Benefits from the obsession

Author:	Wojciech Muła
Added on:	2015-12-13

Everything has started few years ago when I found John Regher's blog. If you don't know the blog I highly recommend it. Among other things (I like the photos!) the author studies bugs in compilers, undefined behaviours and similar things. The word "overflow" appears quite often in his posts due to the great number of errors related to improper use of the integer arithmetic. Well, I don't know when the obsession has exactly started, but recently I realized that I am alert of all integer operations in my programs. If a variable has type int and later it is incremented then I'm pretty sure that the application will eventually blow up. When I can't prevent it, I left comments like: "XXX: possible overflow". This post shows three cases when I haven't left a comment, but fixed the issue.

Case 1

On the other day I saw such innocent code:

string decode_base64(string& base64) {

    // some validation

    string result;
    const size_t n = 3*base64.size() / 4;
    result.resize(n);

    // decoding stuff

    return result;
}

The size of result is three fouth of the base64's size, so it is obviously smaller than the maximum value of size_t which is used to store the string size. However, the overflow can occur during multiplying by 3. On 64-bit machines the size of base64 have to be really huge to trigger the error — it is 1.23e+19. But on 32-bit machines it's "merely" 28 GB (try to imagine base64-encoded movie sent via e-mail...) Despite the CPU architecture, the problem still exists. And the solution is not very complicated.
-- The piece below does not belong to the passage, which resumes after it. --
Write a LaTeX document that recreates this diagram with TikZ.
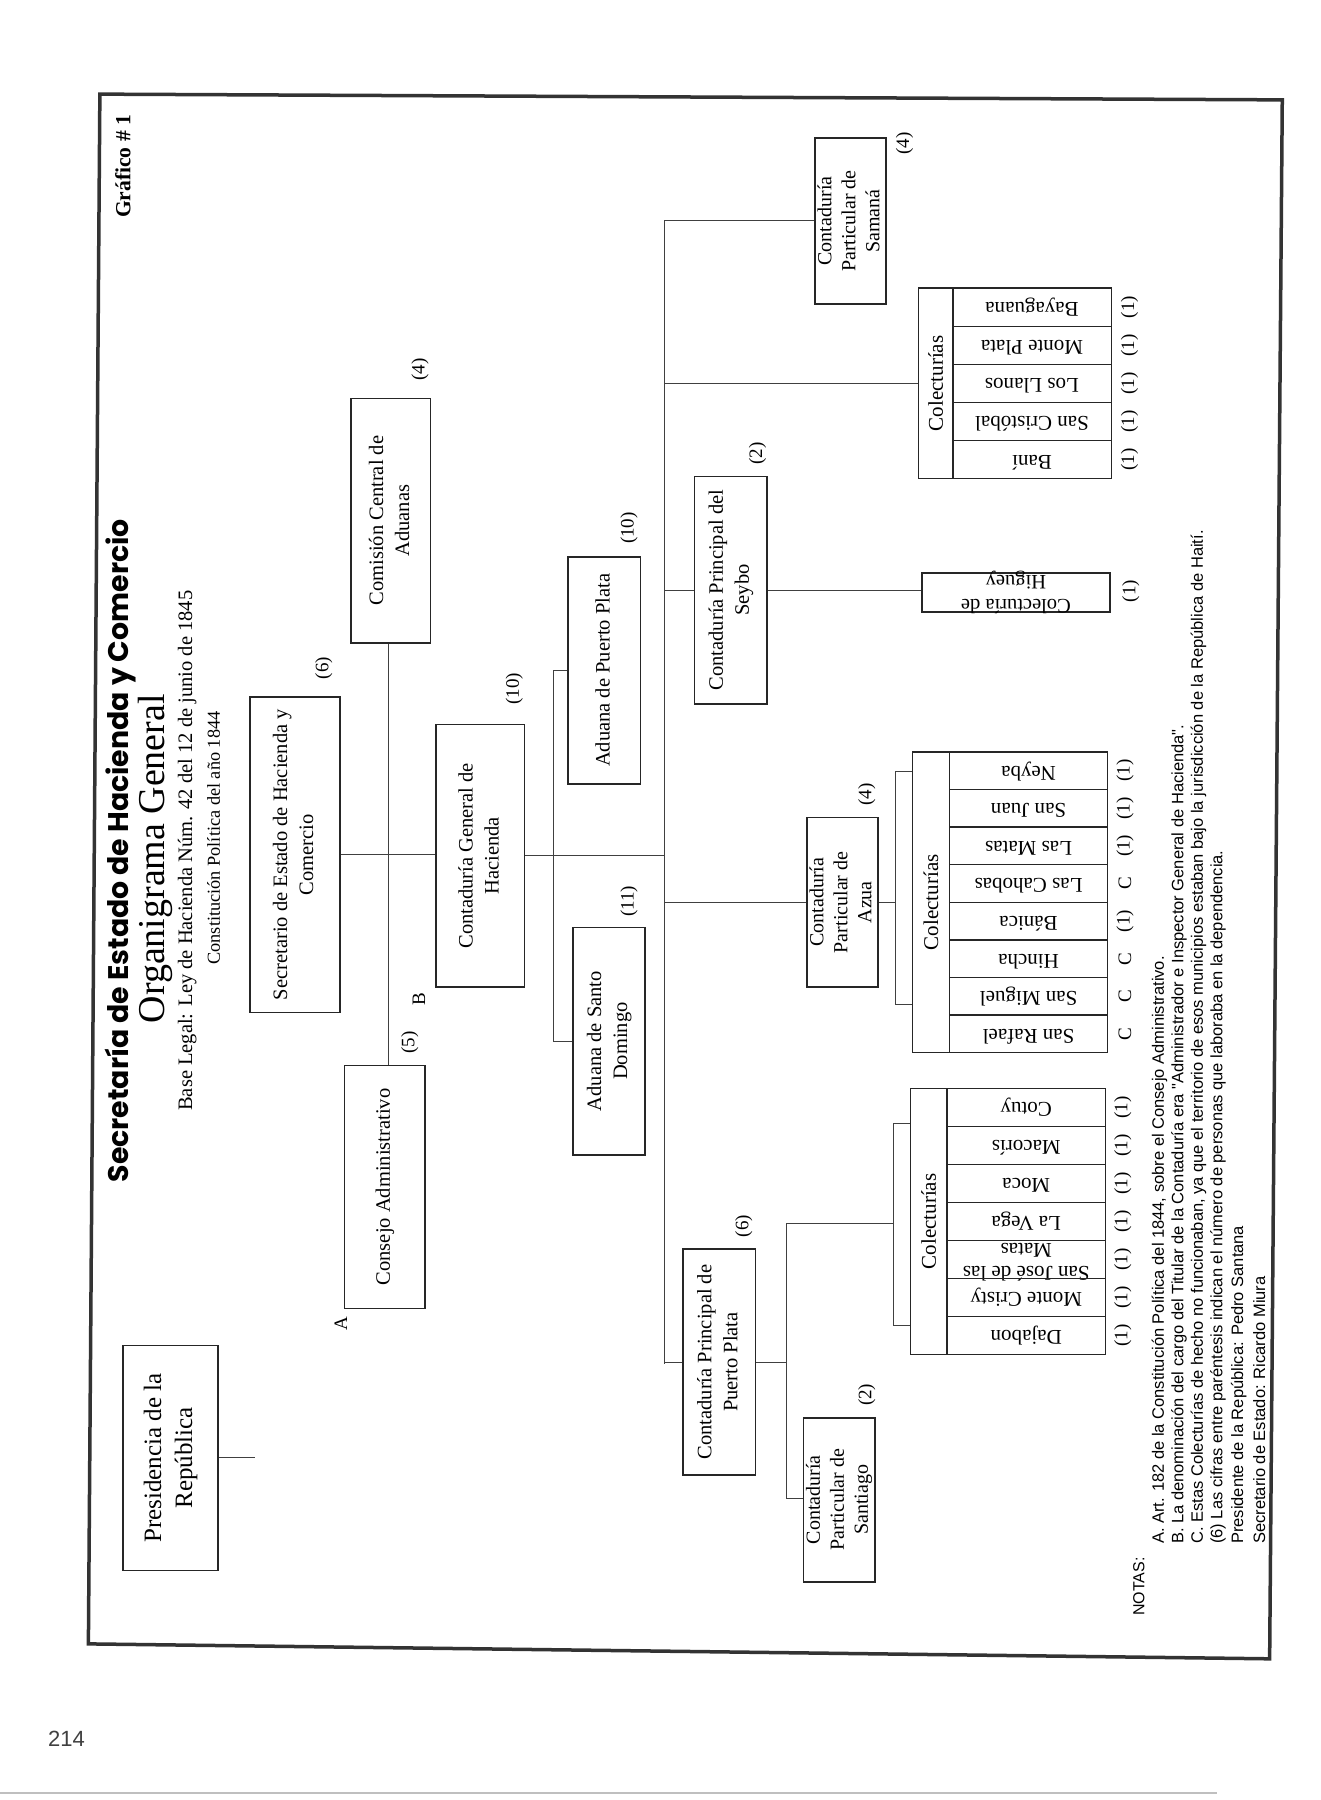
\documentclass[tikz,border=0pt]{standalone}
\usepackage{fontspec}
\setmainfont{Liberation Serif}
\newfontfamily\notefont{Liberation Sans}
\newfontfamily\gothic{Poppins}
\usetikzlibrary{fit}
\newcommand{\rtx}[1]{\rotatebox{90}{\begin{tabular}{@{}c@{}}#1\end{tabular}}}
\newcommand{\rfl}[1]{\rotatebox{180}{\begin{tabular}{@{}c@{}}#1\end{tabular}}}
\tikzset{
 boxs/.style={draw=black!85, line width=1.6pt, inner sep=0pt},
 btxt/.style={inner sep=0pt, font=\fontsize{20.5}{26}\selectfont},
 cellb/.style={draw=black!85, line width=1.4pt, inner sep=0pt},
 ctxt/.style={inner sep=0pt, font=\fontsize{21}{23}\selectfont},
 conn/.style={draw=black!75, line width=1pt},
 cnt/.style={font=\fontsize{19}{20}\selectfont, inner sep=0pt},
 lab/.style={font=\fontsize{19}{20}\selectfont, inner sep=0pt},
 note/.style={font=\notefont\fontsize{16.5}{19}\selectfont, inner sep=0pt, anchor=west, rotate=90},
}
% box with rotated text: name, x1, y1, x2, y2, text style, text
\newcommand{\bx}[7]{%
  \node[boxs, fit={(#2,#3) (#4,#5)}] (#1) {};
  \node[btxt, #6] (#1-t) at (#1.center) {\rtx{#7}};
}
\begin{document}
\begin{tikzpicture}[x=1.1478pt,y=-1.1478pt]
\useasboundingbox (0,0) rectangle (1150,1568);
\fill[white] (0,0) rectangle (1150,1568);
% scan edge
\draw[black!25, line width=1.5pt] (0,1562) -- (1060,1562);
% frame
\draw[black!80, line width=3.5pt, line join=miter] (87,82) -- (1117,87) -- (1106,1445) -- (77,1432) -- cycle;
% titles
\node[inner sep=0pt] (t1) at (105,741) {\rotatebox{90}{\resizebox{663pt}{!}{\gothic\bfseries Secretaría de Estado de Hacienda y Comercio}}};
\node[inner sep=0pt] (t2) at (135,748) {\rotatebox{90}{\resizebox{329pt}{!}{Organigrama General}}};
\node[inner sep=0pt] (t3) at (163,741) {\rotatebox{90}{\resizebox{520pt}{!}{Base Legal: Ley de Hacienda Núm. 42 del 12 de junio de 1845}}};
\node[inner sep=0pt] (t4) at (186,730) {\rotatebox{90}{\resizebox{253pt}{!}{Constitución Política del año 1844}}};
\node[inner sep=0pt] (graf) at (107,145) {\rotatebox{90}{\resizebox{103pt}{!}{\bfseries Gráfico \# 1}}};
% boxes
\bx{pres}{107}{1172}{190}{1368}{font=\fontsize{25}{31}\selectfont}{Presidencia de la\\República}
\bx{consejo}{300}{928}{370}{1140}{}{Consejo Administrativo}
\bx{secr}{218}{607}{296}{882}{}{Secretario de Estado de Hacienda y\\Comercio}
\bx{comision}{306}{347}{375}{560}{}{Comisión Central de\\Aduanas}
\bx{cgh}{380}{631}{457}{860}{}{Contaduría General de\\Hacienda}
\bx{adpp}{495}{485}{558}{683}{}{Aduana de Puerto Plata}
\bx{adsd}{499}{808}{562}{1006}{}{Aduana de Santo\\Domingo}
\bx{seybo}{605}{415}{668}{613}{}{Contaduría Principal del\\Seybo}
\bx{samana}{710}{120}{772}{265}{font=\fontsize{20}{24}\selectfont}{Contaduría\\Particular de\\Samaná}
\bx{azua}{703}{712}{765}{860}{font=\fontsize{20}{24}\selectfont}{Contaduría\\Particular de\\Azua}
\bx{cppp}{595}{1088}{658}{1285}{}{Contaduría Principal de\\Puerto Plata}
\bx{santiago}{700}{1235}{762}{1378}{font=\fontsize{20}{24}\selectfont}{Contaduría\\Particular de\\Santiago}
\node[boxs, fit={(803,499) (967,533)}] (higuey) {};
\node[ctxt, font=\fontsize{20.5}{24}\selectfont] (higuey-t) at (higuey.center) {\rfl{Colecturía de\\Higuey}};
% colecturias Bani
\node[cellb, fit={(800,251) (830,417)}] (baniL) {};
\node[ctxt, font=\fontsize{21}{22}\selectfont] (baniL-t) at (baniL.center) {\rotatebox{90}{Colecturías}};
\foreach \t [count=\i] in {Bayaguana, Monte Plata, Los Llanos, San Cristóbal, Baní} {
  \pgfmathsetmacro\ya{251+(\i-1)*33.2}
  \pgfmathsetmacro\yb{251+\i*33.2}
  \pgfmathsetmacro\yc{251+(\i-0.5)*33.2}
  \node[cellb, fit={(830,\ya) (968,\yb)}] (bani\i) {};
  \node[ctxt] (bani\i-t) at (bani\i.center) {\rfl{\t}};
  \node[cnt] (banic\i) at (984,\yc) {\rotatebox{90}{(1)}};
}
% colecturias Azua
\node[cellb, fit={(795,655) (827,917)}] (azuaL) {};
\node[ctxt, font=\fontsize{21}{22}\selectfont] (azuaL-t) at (azuaL.center) {\rotatebox{90}{Colecturías}};
\foreach \t/\c [count=\i] in {Neyba/(1), San Juan/(1), Las Matas/(1), Las Cahobas/C, Bánica/(1), Hincha/C, San Miguel/C, San Rafael/C} {
  \pgfmathsetmacro\ya{655+(\i-1)*32.75}
  \pgfmathsetmacro\yb{655+\i*32.75}
  \pgfmathsetmacro\yc{655+(\i-0.5)*32.75}
  \node[cellb, fit={(827,\ya) (965,\yb)}] (azc\i) {};
  \node[ctxt] (azc\i-t) at (azc\i.center) {\rfl{\t}};
  \node[cnt] (azcc\i) at (980,\yc) {\rotatebox{90}{\c}};
}
% colecturias Puerto Plata
\node[cellb, fit={(793,948) (825,1180)}] (ppL) {};
\node[ctxt, font=\fontsize{21}{22}\selectfont] (ppL-t) at (ppL.center) {\rotatebox{90}{Colecturías}};
\foreach \t [count=\i] in {Cotuy, Macorís, Moca, La Vega, {San José de las\\Matas}, Monte Cristy, Dajabon} {
  \pgfmathsetmacro\ya{948+(\i-1)*33.14}
  \pgfmathsetmacro\yb{948+\i*33.14}
  \pgfmathsetmacro\yc{948+(\i-0.5)*33.14}
  \node[cellb, fit={(825,\ya) (963,\yb)}] (ppc\i) {};
  \node[ctxt] (ppc\i-t) at (ppc\i.center) {\rfl{\t}};
  \node[cnt] (ppcc\i) at (978,\yc) {\rotatebox{90}{(1)}};
}
% labels
\node[lab] (l1) at (282,582) {\rotatebox{90}{(6)}};
\node[lab] (l2) at (366,322) {\rotatebox{90}{(4)}};
\node[lab] (l3) at (448,600) {\rotatebox{90}{(10)}};
\node[lab] (l4) at (548,460) {\rotatebox{90}{(10)}};
\node[lab] (l5) at (548,785) {\rotatebox{90}{(11)}};
\node[lab] (l6) at (357,908) {\rotatebox{90}{(5)}};
\node[lab] (lB) at (365,870) {\rotatebox{90}{B}};
\node[lab] (lA) at (297,1153) {\rotatebox{90}{A}};
\node[lab] (l7) at (660,395) {\rotatebox{90}{(2)}};
\node[lab] (l8) at (788,125) {\rotatebox{90}{(4)}};
\node[lab] (l9) at (755,692) {\rotatebox{90}{(4)}};
\node[lab] (l10) at (648,1068) {\rotatebox{90}{(6)}};
\node[lab] (l11) at (755,1215) {\rotatebox{90}{(2)}};
\node[lab] (l12) at (985,515) {\rotatebox{90}{(1)}};
% coordinates
\coordinate (trT) at (579,192);
\coordinate (trB) at (579,1188);
\coordinate (adx) at (482,0);
\coordinate (cx) at (338,0);
\coordinate (presE) at (222,0);
\coordinate (azx) at (780,0);
\coordinate (azT) at (780,672);
\coordinate (azB) at (780,875);
\coordinate (ppx) at (685,0);
\coordinate (ppT) at (685,1066);
\coordinate (ppB) at (685,1305);
\coordinate (pbT) at (778,979);
\coordinate (pbB) at (778,1155);
% connectors
\draw[conn] (pres.east) -- (pres.east -| presE);
\draw[conn] (secr.east) -- (secr.east -| cgh.west);
\draw[conn] (comision.south -| cx) -- (consejo.north -| cx);
\draw[conn] (cgh.east) -- (cgh.east -| trT);
\draw[conn] (adpp.west) -- (adpp.west -| adx) -- (adsd.west -| adx) -- (adsd.west);
\draw[conn] (trT) -- (trB);
\draw[conn] (samana.west -| trT) -- (samana.west);
\draw[conn] (baniL.west -| trT) -- (baniL.west);
\draw[conn] (seybo.west -| trT) -- (seybo.west);
\draw[conn] (azua.west -| trT) -- (azua.west);
\draw[conn] (cppp.west -| trT) -- (cppp.west);
\draw[conn] (seybo.east) -- (seybo.east -| higuey.west);
\draw[conn] (azua.east) -- (azua.east -| azx);
\draw[conn] (azT -| azuaL.west) -- (azT) -- (azB) -- (azB -| azuaL.west);
\draw[conn] (cppp.east) -- (cppp.east -| ppx);
\draw[conn] (ppT) -- (ppB) -- (ppB -| santiago.west);
\draw[conn] (ppT) -- (ppT -| pbT);
\draw[conn] (pbT -| ppL.west) -- (pbT) -- (pbB) -- (pbB -| ppL.west);
% notes
\node[note, font=\notefont\fontsize{16}{18}\selectfont, anchor=center] (notas) at (992,1382) {NOTAS:};
\node[note] (nA) at (1010,1345) {A. Art. 182 de la Constitución Política del 1844, sobre el Consejo Administrativo.};
\node[note] (nB) at (1027,1345) {B. La denominación del cargo del Titular de la Contaduría era "Administrador e Inspector General de Hacienda".};
\node[note] (nC) at (1044,1345) {C. Estas Colecturías de hecho no funcionaban, ya que el territorio de esos municipios estaban bajo la jurisdicción de la República de Haití.};
\node[note] (n6) at (1061,1345) {(6) Las cifras entre paréntesis indican el número de personas que laboraba en la dependencia.};
\node[note] (nP) at (1079,1345) {Presidente de la República: Pedro Santana};
\node[note] (nS) at (1097,1345) {Secretario de Estado: Ricardo Miura};
% page number
\node[font=\notefont\fontsize{22}{24}\selectfont, text=black!75, inner sep=0pt] (pg) at (58,1515) {214};
\end{tikzpicture}
\end{document}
Expression 3/4 * x is equivalent to x - 1/4 * x. Dividing x by 4 never cause an overflow, but since we operate on integers these two expressions are not equal. The latter expression have to be corrected (rounded up) with following conditional expression (x % 4 != 0) ? 1 : 0. Thus the final expression is:

const size_t x = base64.size();
const size_t n = x - x/4 + ((x % 4 != 0) ? 1 : 0);

The expression requires: 2 additions, 1 right shift, 1 comparison and 1 condition expression. And it's perfectly safe.

Case 2

Later I spotted a similar mistake in a procedure which encodes data to base64. The expression calculating the size of an output buffer:

string base64_encode(const string& input) {

    const size_t x = input.size();
    const size_t n = 4*x / 3;

    string result;
    result.resize(n);

    // ...

    return result;
}

Here the overflow is clearly visible, because value 4/3 * x could be greater than the maximum value of an integer. Again, to trigger the error on 64-bit CPUs the input size have to be greater than 4.61e+18. But on 32-bit CPUs the overflow will occur for 1GB inputs. OK, so how to detect the overflow in this case? After rewriting expression to x + x/3 we can easily detect overflow during addition:

size_t add(size_t x, size_t y) {
    if (std::limits<size_t>::max() - x < y) {
        throw "overflow";
    }

    return x + y;
}

string base64_encode(const string& input) {

    const size_t x = input.size();
    const size_t n = add(x, x/3);

    // ...
}

In this case the only additional cost is a single comparison before the addition. And, what is more important, the procedure detects the overflows, while the original version silently ignored them.

Case 3

The last example: joining a list of strings. The naive implementation looks like this:

string join(const string& sep, const vector<string>& items) {

    if (items.empty()) {
        return "";
    }

    string result;

    result = items[0];
    for (size_t i=1; i < items.size(); i++) {
        result.append(sep)
        result.append(items[i]);
    }

    return result;
}

In my version, before actual appending the items to the results, there is an extra loop which calculates the size of the result string, like this:

string join(const string& sep, const vector<string>& items) {

    // ...

    size_t size = items[0].size();
    for (size_t i=1; i < items.size(); i++) {
        size = add(size, sep.size());
        size = add(size, items[i].size());
    }

    string result;
    result.reserve(size);

    // building the result
}

This case is maybe not the most interesting (this is why is the last one). When joining a really huge number of items we will probably run out of memory before any overflow might occur. However, there are some arguments in favor of the solution. The first positive thing is that we detect the overflow at the early stage, before allocating any memory. The other good point is that there is single call to the reserve method, i.e. one allocation. Thanks to that later appending strings to the result only copies a data. Please remember that most of string implementations grow the memory by factor from 1.5 to 2.0, in result you can run out of memory even without arithmetic overflow.

Summary

To conclude the text: I showed how paying attention on minor details, considering possible but unlikely conditions led to eliminate some problems in the real code. I'm pessimist and I do believe that ignored problems will eventually came out. Remember the famous bug in the binary search implementation — everything was OK for many years, up to the day when somebody was butted.